◆ SET EXERCISE: Reproduce the listing below without changes, except that pictures are left out.

◆ DATA SECTION:
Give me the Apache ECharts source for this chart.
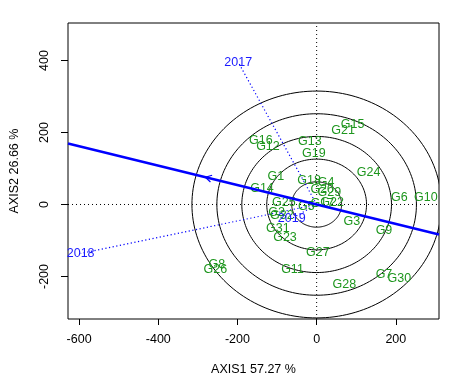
<!DOCTYPE html>
<html><head><meta charset="utf-8">
<script src="https://cdn.jsdelivr.net/npm/echarts@6/dist/echarts.min.js"></script>
<style>html,body{margin:0;padding:0;background:#fff}#c{width:473px;height:391px}</style>
</head><body><div id="c"></div>
<script>
// Genotype scores (AXIS1, AXIS2)
const genotypes = ['G1','G2','G3','G4','G5','G6','G7','G8','G9','G10','G11','G12','G13','G14','G15','G16','G17','G18','G19','G20','G21','G22','G23','G24','G25','G26','G27','G28','G29','G30','G31','G32'];
const genoX = [-103,-101,89,24,-26,209,170,-252,170,276,-61,-123,-17,-138,91,-141,14,-19,-7,14,67,39,-80,131,-83,-256,3,70,32,209,-98,-88];
const genoY = [77,-21,-46,60,-5,18,-194,-166,-73,18,-181,162,176,44,222,177,4,66,142,42,204,6,-92,89,6,-181,-134,-221,34,-207,-67,-30];
// Environment (year) vectors
const years = ['2017','2018','2019'];
const yearX = [-198,-596,-63];
const yearY = [395,-136,-39];
// Average-environment axis end points and arrow position
const atcX = [-628, 309];
const atcY = [169.4, -83.4];
const arrowTip = [-281, 75.8];
// Concentric circle radii
const circleRadii = [63,126,189,252,315];
// Tick values
const xTicks = [-600,-400,-200,0,200];
const yTicks = [-200,0,200,400];

const FONT = '"Liberation Sans", Arial, sans-serif';
const chart = echarts.init(document.getElementById('c'));
const series = [];

series.push({
  type:'custom', clip:true, z:2,
  data: circleRadii.map(r=>[r]),
  renderItem: function(params, api){
    const r = api.value(0);
    const pts = [];
    for (let a=0; a<=360; a+=2){
      const t = a*Math.PI/180;
      pts.push(api.coord([r*Math.cos(t), r*Math.sin(t)]));
    }
    return {type:'polyline', shape:{points:pts}, style:{stroke:'#000', fill:null, lineWidth:1}};
  }
});
series.push({type:'line', symbol:'none', silent:true, z:3, data:[[-628,0],[309,0]], lineStyle:{color:'#000', width:1, type:[1,3]}});
series.push({type:'line', symbol:'none', silent:true, z:3, data:[[0,-318],[0,504]], lineStyle:{color:'#000', width:1, type:[1,3]}});
years.forEach((y,i)=>{
  series.push({type:'line', symbol:'none', silent:true, z:3, data:[[0,0],[yearX[i],yearY[i]]], lineStyle:{color:'#0000ff', width:1.2, type:[1.2,2.5]}});
});
series.push({
  type:'custom', z:4,
  data: genotypes.map((g,i)=>[genoX[i], genoY[i]]),
  renderItem: function(params, api){
    const p = api.coord([api.value(0), api.value(1)]);
    return {type:'text', x:p[0], y:p[1], style:{text:genotypes[params.dataIndex], align:'center', verticalAlign:'middle', fill:'#1e961e', fontSize:12.5, fontFamily:FONT}};
  }
});
series.push({
  type:'custom', z:4,
  data: years.map((y,i)=>[yearX[i], yearY[i]]),
  renderItem: function(params, api){
    const p = api.coord([api.value(0), api.value(1)]);
    return {type:'text', x:p[0], y:p[1], style:{text:years[params.dataIndex], align:'center', verticalAlign:'middle', fill:'#1a1aff', fontSize:12.5, fontFamily:FONT}};
  }
});
series.push({type:'line', symbol:'none', silent:true, z:5, data:[[atcX[0],atcY[0]],[atcX[1],atcY[1]]], lineStyle:{color:'#0000ff', width:2.4}});
series.push({
  type:'custom', z:6,
  data:[arrowTip],
  renderItem: function(params, api){
    const tip = api.coord([api.value(0), api.value(1)]);
    const o = api.coord([0,0]);
    let dx=o[0]-tip[0], dy=o[1]-tip[1];
    const L=Math.hypot(dx,dy); dx/=L; dy/=L;
    const len=7, ang=30*Math.PI/180;
    const rot=(s)=>[tip[0]+len*(dx*Math.cos(s)-dy*Math.sin(s)), tip[1]+len*(dx*Math.sin(s)+dy*Math.cos(s))];
    return {type:'polyline', shape:{points:[rot(ang), tip, rot(-ang)]}, style:{stroke:'#0000ff', fill:null, lineWidth:1.2}};
  }
});

chart.setOption({
  animation:false,
  backgroundColor:'#fff',
  grid:{left:64, top:23, right:34, bottom:72, show:true, borderColor:'#000', borderWidth:1, backgroundColor:'transparent'},
  xAxis:{type:'value', min:-628, max:309,
    name:'AXIS1 57.27 %', nameLocation:'middle', nameGap:44,
    nameTextStyle:{color:'#000', fontSize:12.5, fontFamily:FONT},
    axisLine:{show:false, onZero:false},
    axisTick:{show:true, customValues:xTicks, length:6, lineStyle:{color:'#000'}},
    axisLabel:{customValues:xTicks, color:'#000', fontSize:12.5, fontFamily:FONT, margin:14},
    splitLine:{show:false}},
  yAxis:{type:'value', min:-318, max:504,
    name:'AXIS2 26.66 %', nameLocation:'middle', nameGap:47, nameRotate:90,
    nameTextStyle:{color:'#000', fontSize:12.5, fontFamily:FONT},
    axisLine:{show:false, onZero:false},
    axisTick:{show:true, customValues:yTicks, length:7, lineStyle:{color:'#000'}},
    axisLabel:{customValues:yTicks, rotate:90, color:'#000', fontSize:12.5, fontFamily:FONT, margin:17},
    splitLine:{show:false}},
  series: series
});
</script></body></html>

◆ RESULT OF THE TASK:
Give me the Apache ECharts source for this chart.
<!DOCTYPE html>
<html><head><meta charset="utf-8">
<script src="https://cdn.jsdelivr.net/npm/echarts@6/dist/echarts.min.js"></script>
<style>html,body{margin:0;padding:0;background:#fff}#c{width:473px;height:391px}</style>
</head><body><div id="c"></div>
<script>
// Genotype scores (AXIS1, AXIS2)
const genotypes = ['G1','G2','G3','G4','G5','G6','G7','G8','G9','G10','G11','G12','G13','G14','G15','G16','G17','G18','G19','G20','G21','G22','G23','G24','G25','G26','G27','G28','G29','G30','G31','G32'];
const genoX = [-103,-101,89,24,-26,209,170,-252,170,276,-61,-123,-17,-138,91,-141,14,-19,-7,14,67,39,-80,131,-83,-256,3,70,32,209,-98,-88];
const genoY = [77,-21,-46,60,-5,18,-194,-166,-73,18,-181,162,176,44,222,177,4,66,142,42,204,6,-92,89,6,-181,-134,-221,34,-207,-67,-30];
// Environment (year) vectors
const years = ['2017','2018','2019'];
const yearX = [-198,-596,-63];
const yearY = [395,-136,-39];
// Average-environment axis end points and arrow position
const atcX = [-628, 309];
const atcY = [169.4, -83.4];
const arrowTip = [-281, 75.8];
// Concentric circle radii
const circleRadii = [63,126,189,252,315];
// Tick values
const xTicks = [-600,-400,-200,0,200];
const yTicks = [-200,0,200,400];

const FONT = '"Liberation Sans", Arial, sans-serif';
const chart = echarts.init(document.getElementById('c'));
const series = [];

series.push({
  type:'custom', clip:true, z:2,
  data: circleRadii.map(r=>[r]),
  renderItem: function(params, api){
    const r = api.value(0);
    const pts = [];
    for (let a=0; a<=360; a+=2){
      const t = a*Math.PI/180;
      pts.push(api.coord([r*Math.cos(t), r*Math.sin(t)]));
    }
    return {type:'polyline', shape:{points:pts}, style:{stroke:'#000', fill:null, lineWidth:1}};
  }
});
series.push({type:'line', symbol:'none', silent:true, z:3, data:[[-628,0],[309,0]], lineStyle:{color:'#000', width:1, type:[1,3]}});
series.push({type:'line', symbol:'none', silent:true, z:3, data:[[0,-318],[0,504]], lineStyle:{color:'#000', width:1, type:[1,3]}});
years.forEach((y,i)=>{
  series.push({type:'line', symbol:'none', silent:true, z:3, data:[[0,0],[yearX[i],yearY[i]]], lineStyle:{color:'#0000ff', width:1.2, type:[1.2,2.5]}});
});
series.push({
  type:'custom', z:4,
  data: genotypes.map((g,i)=>[genoX[i], genoY[i]]),
  renderItem: function(params, api){
    const p = api.coord([api.value(0), api.value(1)]);
    return {type:'text', x:p[0], y:p[1], style:{text:genotypes[params.dataIndex], align:'center', verticalAlign:'middle', fill:'#1e961e', fontSize:12.5, fontFamily:FONT}};
  }
});
series.push({
  type:'custom', z:4,
  data: years.map((y,i)=>[yearX[i], yearY[i]]),
  renderItem: function(params, api){
    const p = api.coord([api.value(0), api.value(1)]);
    return {type:'text', x:p[0], y:p[1], style:{text:years[params.dataIndex], align:'center', verticalAlign:'middle', fill:'#1a1aff', fontSize:12.5, fontFamily:FONT}};
  }
});
series.push({type:'line', symbol:'none', silent:true, z:5, data:[[atcX[0],atcY[0]],[atcX[1],atcY[1]]], lineStyle:{color:'#0000ff', width:2.4}});
series.push({
  type:'custom', z:6,
  data:[arrowTip],
  renderItem: function(params, api){
    const tip = api.coord([api.value(0), api.value(1)]);
    const o = api.coord([0,0]);
    let dx=o[0]-tip[0], dy=o[1]-tip[1];
    const L=Math.hypot(dx,dy); dx/=L; dy/=L;
    const len=7, ang=30*Math.PI/180;
    const rot=(s)=>[tip[0]+len*(dx*Math.cos(s)-dy*Math.sin(s)), tip[1]+len*(dx*Math.sin(s)+dy*Math.cos(s))];
    return {type:'polyline', shape:{points:[rot(ang), tip, rot(-ang)]}, style:{stroke:'#0000ff', fill:null, lineWidth:1.2}};
  }
});

chart.setOption({
  animation:false,
  backgroundColor:'#fff',
  grid:{left:64, top:23, right:34, bottom:72, show:true, borderColor:'#000', borderWidth:1, backgroundColor:'transparent'},
  xAxis:{type:'value', min:-628, max:309,
    name:'AXIS1 57.27 %', nameLocation:'middle', nameGap:44,
    nameTextStyle:{color:'#000', fontSize:12.5, fontFamily:FONT},
    axisLine:{show:false, onZero:false},
    axisTick:{show:true, customValues:xTicks, length:6, lineStyle:{color:'#000'}},
    axisLabel:{customValues:xTicks, color:'#000', fontSize:12.5, fontFamily:FONT, margin:14},
    splitLine:{show:false}},
  yAxis:{type:'value', min:-318, max:504,
    name:'AXIS2 26.66 %', nameLocation:'middle', nameGap:47, nameRotate:90,
    nameTextStyle:{color:'#000', fontSize:12.5, fontFamily:FONT},
    axisLine:{show:false, onZero:false},
    axisTick:{show:true, customValues:yTicks, length:7, lineStyle:{color:'#000'}},
    axisLabel:{customValues:yTicks, rotate:90, color:'#000', fontSize:12.5, fontFamily:FONT, margin:17},
    splitLine:{show:false}},
  series: series
});
</script></body></html>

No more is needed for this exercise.